There's disruptive innovation all around us. It used to be that entrepreneurs in Montreal would say we're going to Quebec City in five years, then we'll go to Sherbrooke and maybe Ottawa, and in 40 years we’ll go to Toronto. Now if someone comes to me with an idea I say, go see what they’re doing in Australia, the US, the UK, or Germany. Learn from each other and maybe you’ll form an alliance for global domination. Ideas now are increasingly global from birth, and they spread more rapidly.
There's so much more innovation and disruption out there that you can’t sit on your laurels in the way that companies could in the past. You need to be learning all the time. CEOs, almost to a person, they tell me that if they’re not learning, they'll leave their job.
You have done a lot of work on introversion and extroversion in leadership. Has the pandemic made that more relevant?
The pandemic has been challenging for everybody, but after 10 days I wrote in my blog that I can't take it anymore as an extrovert. Can you imagine where I am today? I've been teaching in an empty classroom and my McGill office on Zoom because I want to be in downtown Montreal so I might run into someone I know.
Introverts in one way have loved the pandemic because they can avoid too much stimulation. Introverts love being with people but after a certain amount of stimulation they say enough of that, I need an introvert break. Extroverts look for stimulation. I'm writing a book but after a couple of hours I can't take it anymore, so I go down to the second floor where there's an endless supply of undergraduates to refill my batteries.
You've written that the crisis plays to introverts’ strengths because it's better to be more deliberate amid uncertainty. Is that still the case in a world where disruptions are happening all the time?
I’m working on a book titled “We're All Ambiverts Now.” What I'm arguing, based on about 475 C-suite interviews, is that executives have to act like an introvert at times to be an effective leader and like an extrovert at other times.

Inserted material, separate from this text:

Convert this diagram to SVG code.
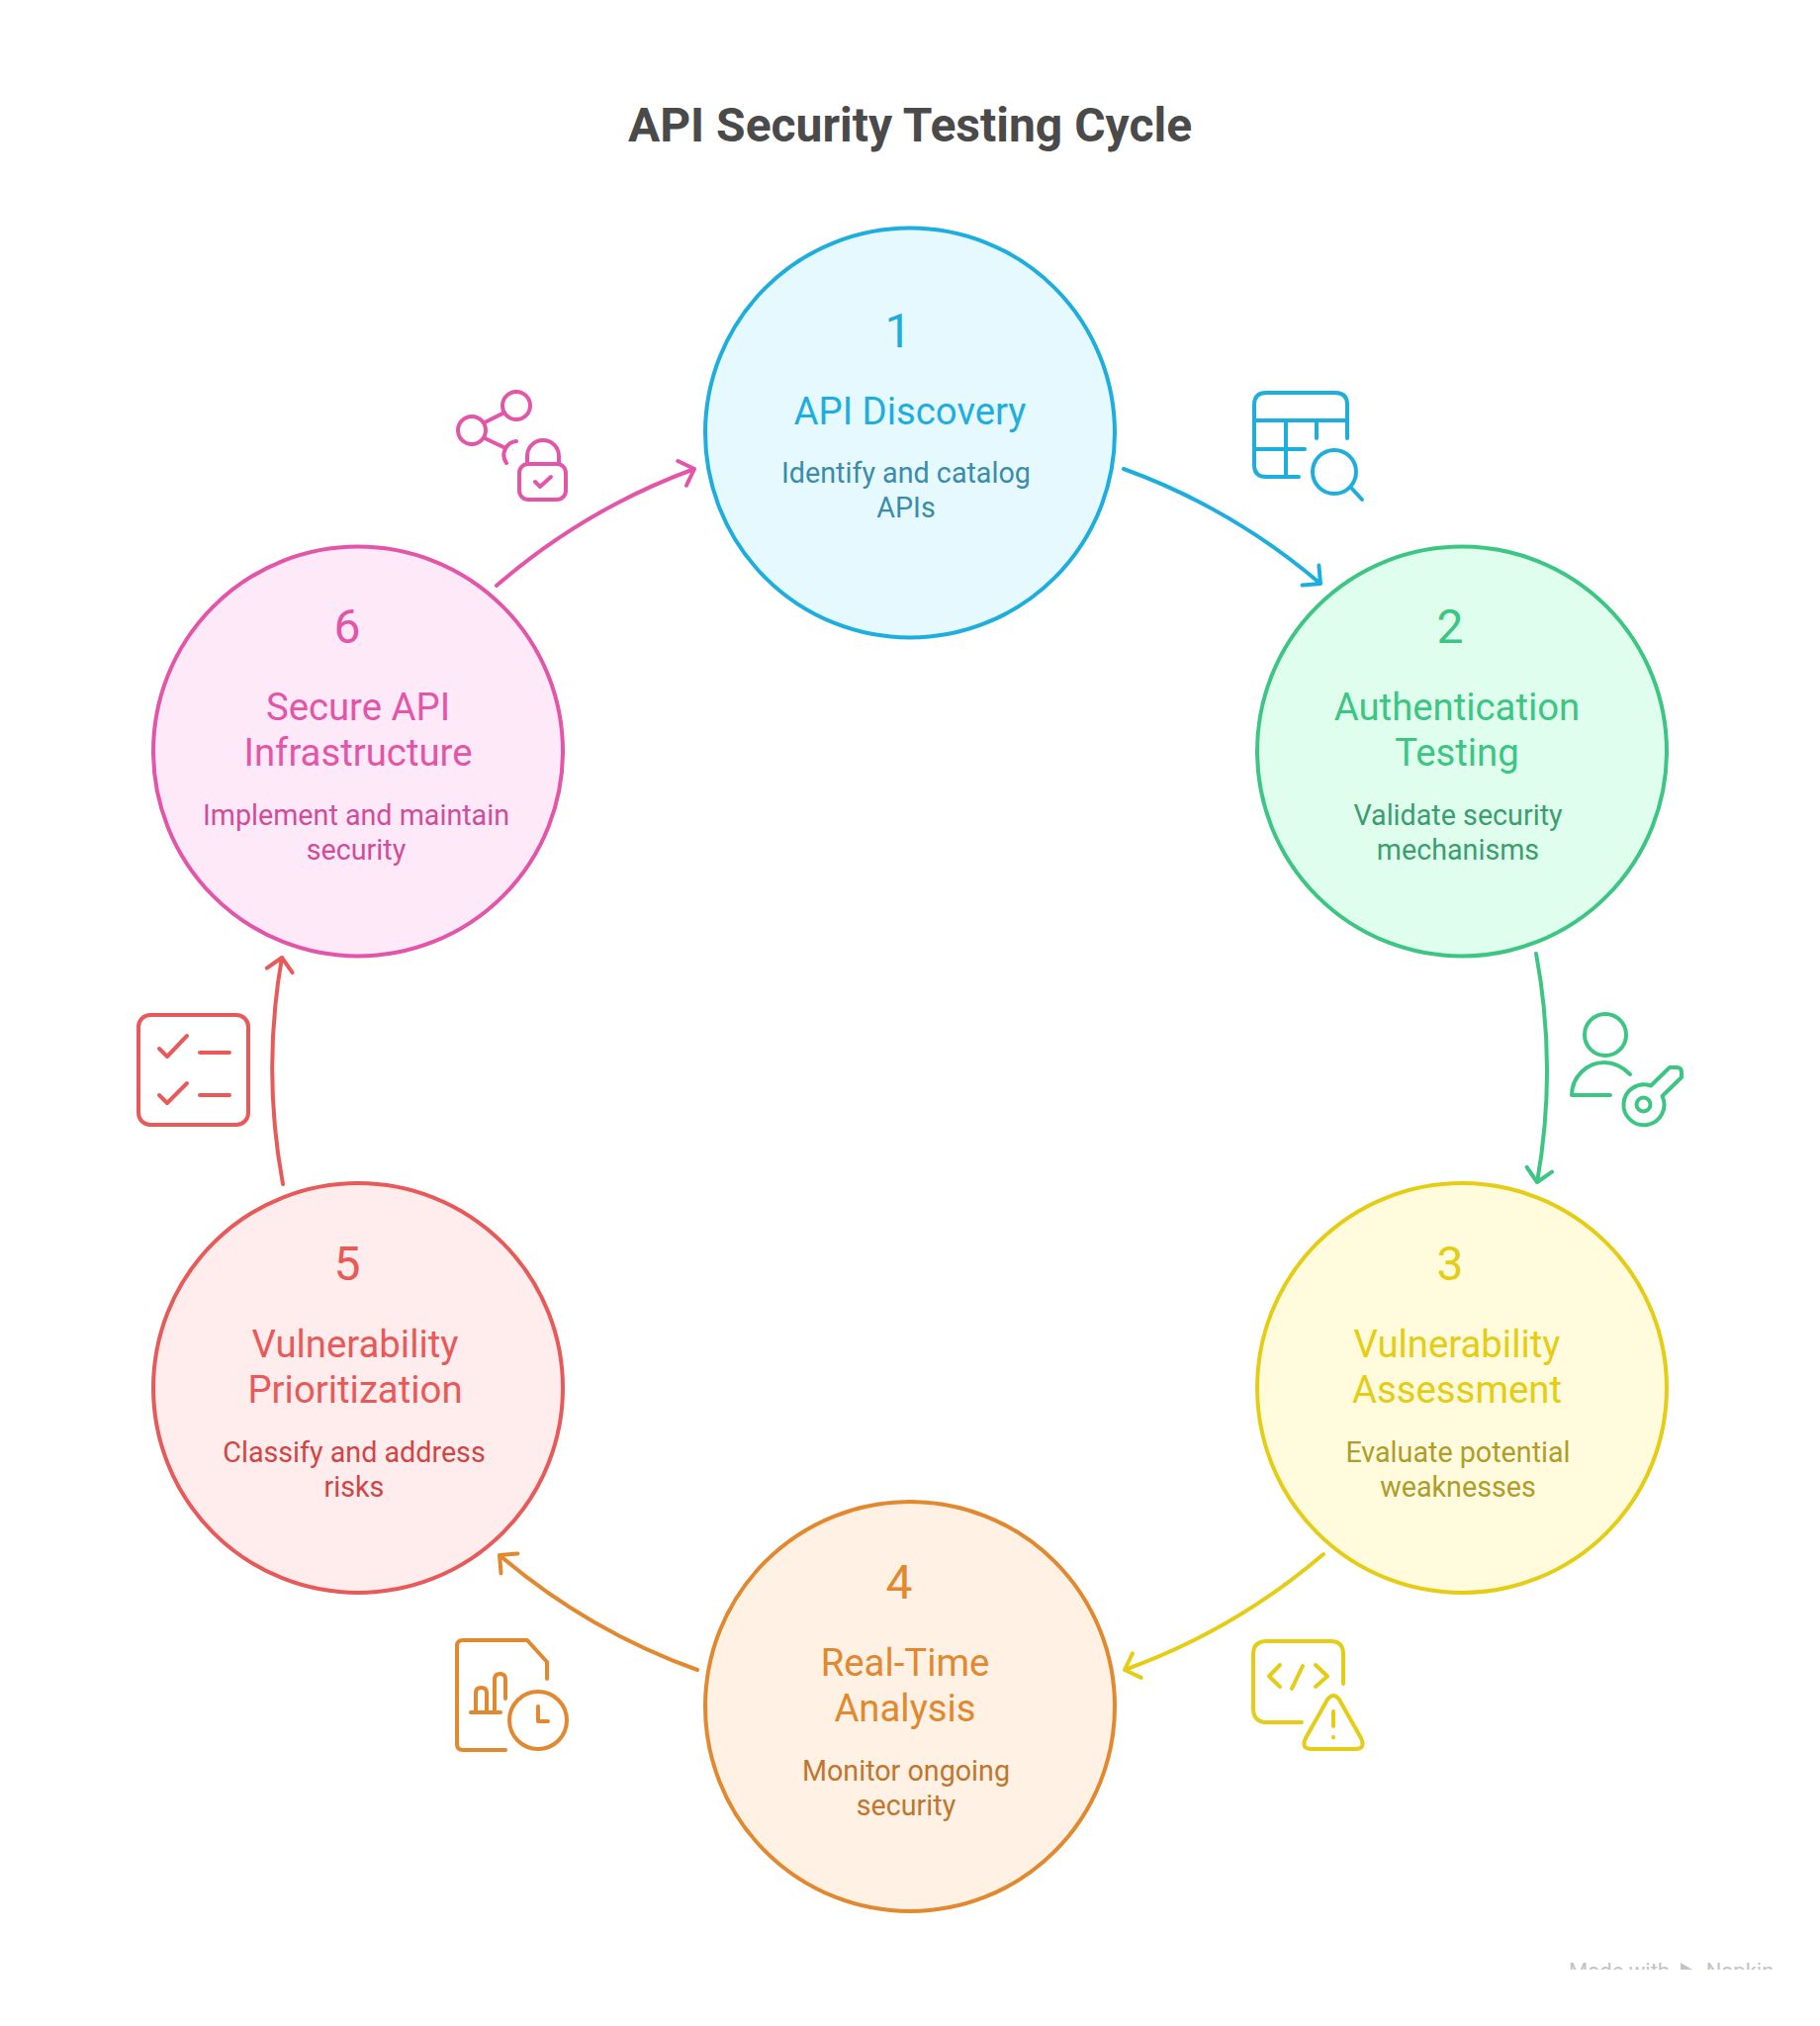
<svg xmlns="http://www.w3.org/2000/svg" width="1840" height="2048" viewBox="0 0 1840 2048">
<style>
text{font-family:Roboto,"Liberation Sans",sans-serif;text-anchor:middle}
.t{font-size:48px;font-weight:700;fill:#4a4a4a}
.n{font-size:48px}
.l{font-size:38.300px}
.d{font-size:28.700px}
.c{stroke-width:4px}
.i,.a{fill:none;stroke-width:4px;stroke-linecap:round;stroke-linejoin:round}
.s1{stroke:#1eaede}.f1{fill:#1eaede}.g1{fill:#3a8cab}
.s2{stroke:#3cc583}.f2{fill:#3cc583}.g2{fill:#3a9e6e}
.s3{stroke:#e4cd14}.f3{fill:#e4cd14}.g3{fill:#b09c2a}
.s4{stroke:#e2882f}.f4{fill:#e2882f}.g4{fill:#c0762f}
.s5{stroke:#e85a5a}.f5{fill:#e85a5a}.g5{fill:#d04545}
.s6{stroke:#e255a8}.f6{fill:#e255a8}.g6{fill:#d04c9c}
</style>
<defs><clipPath id="wm"><rect x="1560" y="1960" width="280" height="31"/></clipPath></defs>
<rect width="1840" height="2048" fill="#fff"/>
<text class="t" x="920" y="143">API Security Testing Cycle</text>
<g id="connectors">
<path class="a s1" d="M1136 474A644 644 0 0 1 1335 590M1333.400 571.600L1335 590L1316.600 591.600"/>
<path class="a s2" d="M1553 964A644 644 0 0 1 1554 1195M1569 1184.600L1554 1195L1543.600 1179.800"/>
<path class="a s3" d="M1338 1571A645 645 0 0 1 1137 1688M1153.700 1695.900L1137 1688L1144.900 1671.300"/>
<path class="a s4" d="M705 1688A645 645 0 0 1 505 1572M506.500 1590.400L505 1572L523.400 1570.500"/>
<path class="a s5" d="M286 1197A645 645 0 0 1 285 968M269.800 978.600L285 968L295.600 983.200"/>
<path class="a s6" d="M502 592A644 644 0 0 1 702 474M685.300 466L702 474L694 490.700"/>
</g>
<g id="node-1">
<circle class="c s1" cx="920" cy="437.500" r="207" fill="#e5f9ff"/>
<text class="n f1" x="908" y="351">1</text>
<text class="l f1" x="920" y="429">API Discovery</text>
<text class="d g1" x="916" y="488">Identify and catalog</text>
<text class="d g1" x="916" y="523">APIs</text>
</g>
<g id="node-2">
<circle class="c s2" cx="1478" cy="759.500" r="207" fill="#e0feee"/>
<text class="n f2" x="1466" y="650">2</text>
<text class="l f2" x="1473" y="728">Authentication</text>
<text class="l f2" x="1473" y="774">Testing</text>
<text class="d g2" x="1474" y="834">Validate security</text>
<text class="d g2" x="1474" y="869">mechanisms</text>
</g>
<g id="node-3">
<circle class="c s3" cx="1478" cy="1403" r="207" fill="#fffbdc"/>
<text class="n f3" x="1466" y="1294">3</text>
<text class="l f3" x="1473" y="1372">Vulnerability</text>
<text class="l f3" x="1473" y="1418">Assessment</text>
<text class="d g3" x="1474" y="1478">Evaluate potential</text>
<text class="d g3" x="1474" y="1513">weaknesses</text>
</g>
<g id="node-4">
<circle class="c s4" cx="920" cy="1725" r="207" fill="#fff1e3"/>
<text class="n f4" x="909" y="1616">4</text>
<text class="l f4" x="915" y="1694">Real-Time</text>
<text class="l f4" x="915" y="1740">Analysis</text>
<text class="d g4" x="916" y="1800">Monitor ongoing</text>
<text class="d g4" x="916" y="1835">security</text>
</g>
<g id="node-5">
<circle class="c s5" cx="362" cy="1403" r="207" fill="#ffeded"/>
<text class="n f5" x="351" y="1294">5</text>
<text class="l f5" x="359" y="1372">Vulnerability</text>
<text class="l f5" x="359" y="1418">Prioritization</text>
<text class="d g5" x="358" y="1478">Classify and address</text>
<text class="d g5" x="358" y="1513">risks</text>
</g>
<g id="node-6">
<circle class="c s6" cx="362" cy="759.500" r="207" fill="#fee9f8"/>
<text class="n f6" x="351" y="650">6</text>
<text class="l f6" x="362" y="728">Secure API</text>
<text class="l f6" x="362" y="774">Infrastructure</text>
<text class="d g6" x="360" y="834">Implement and maintain</text>
<text class="d g6" x="360" y="869">security</text>
</g>
<g id="icon-1" class="i s1">
<path d="M1362 443V409Q1362 397 1350 397H1280Q1268 397 1268 409V470Q1268 482 1280 482H1313M1268 425H1362M1300 425V482M1331 425V443M1268 454H1319"/>
<circle cx="1349" cy="477" r="22"/>
<path d="M1366 493L1377 505"/>
</g>
<g id="icon-2" class="i s2">
<circle cx="1623" cy="1046" r="21"/>
<path d="M1648 1086C1641 1079 1632 1074 1622 1074C1604 1074 1589 1089 1589 1107H1628"/>
<path d="M1669 1097.500L1688 1079H1695Q1700 1079 1700 1084V1089L1680.500 1108A20.500 20.500 0 1 1 1669 1097.500Z"/>
<circle cx="1661.500" cy="1116.500" r="7"/>
</g>
<g id="icon-3" class="i s3">
<path d="M1358 1702V1672Q1358 1659 1345 1659H1281Q1267 1659 1267 1672V1727Q1267 1741 1281 1741H1316"/>
<path d="M1294 1683L1283 1694.500L1294 1705M1317 1684L1306 1707M1330 1683L1342 1694.500L1330 1705"/>
<path d="M1342 1718Q1348 1710 1354 1718L1376 1757Q1381 1768 1370 1768H1326Q1315 1768 1320 1757Z"/>
<path d="M1348 1730V1745M1348 1756V1756.500"/>
</g>
<g id="icon-4" class="i s4">
<path d="M553 1697V1680L533 1658H468Q462 1658 462 1664V1763Q462 1769 468 1769H511"/>
<path d="M476 1731H506M481 1731V1711Q481 1706 486.500 1706Q492 1706 492 1711V1731M500 1731V1698Q500 1692 505.500 1692Q511 1692 511 1698V1717"/>
<circle cx="544" cy="1739" r="29"/>
<path d="M544 1725V1740H554"/>
</g>
<g id="icon-5" class="i s5">
<rect x="140" y="1026" width="111" height="111" rx="12"/>
<path d="M161 1060L169 1068L189 1047M161 1107L169 1115L189 1095M202 1064H232M202 1107H232"/>
</g>
<g id="icon-6" class="i s6">
<circle cx="522" cy="410" r="14"/>
<circle cx="477" cy="435" r="14"/>
<path d="M490 427L510 417M490 443L509 452M522 446A14 14 0 0 0 512 468"/>
<rect x="525" y="469" width="47" height="36" rx="9"/>
<path d="M533 469V461A16 16 0 0 1 565 461V469M541 487L546 492L557 482"/>
</g>
<g clip-path="url(#wm)" fill="#c4c4c4">
<text x="1637" y="2000" font-size="22">Made with</text>
<polygon points="1699,1984 1711,1991 1699,1991"/>
<text x="1759" y="2000" font-size="22">Napkin</text>
</g>
</svg>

I talked to a woman who runs a hotel chain here in Canada, and when the government shut hotels down, no one knew what to do. At that point you can't get out there as the extroverted leader and give the solutions because you have no idea what the solutions are. You’ve got to step back and act like an introvert – listen to people and learn from lots of sources – rather than barreling ahead with your thoughts.
On the other hand, you’ve got to act like an extrovert as a CEO. The board of a big transportation company told the COO, a huge introvert, that they wanted to make him CEO and would give him a coach. The coach gave him a clicker, and he said five times a day you've got to act like an extrovert because you need to develop that side of your personality.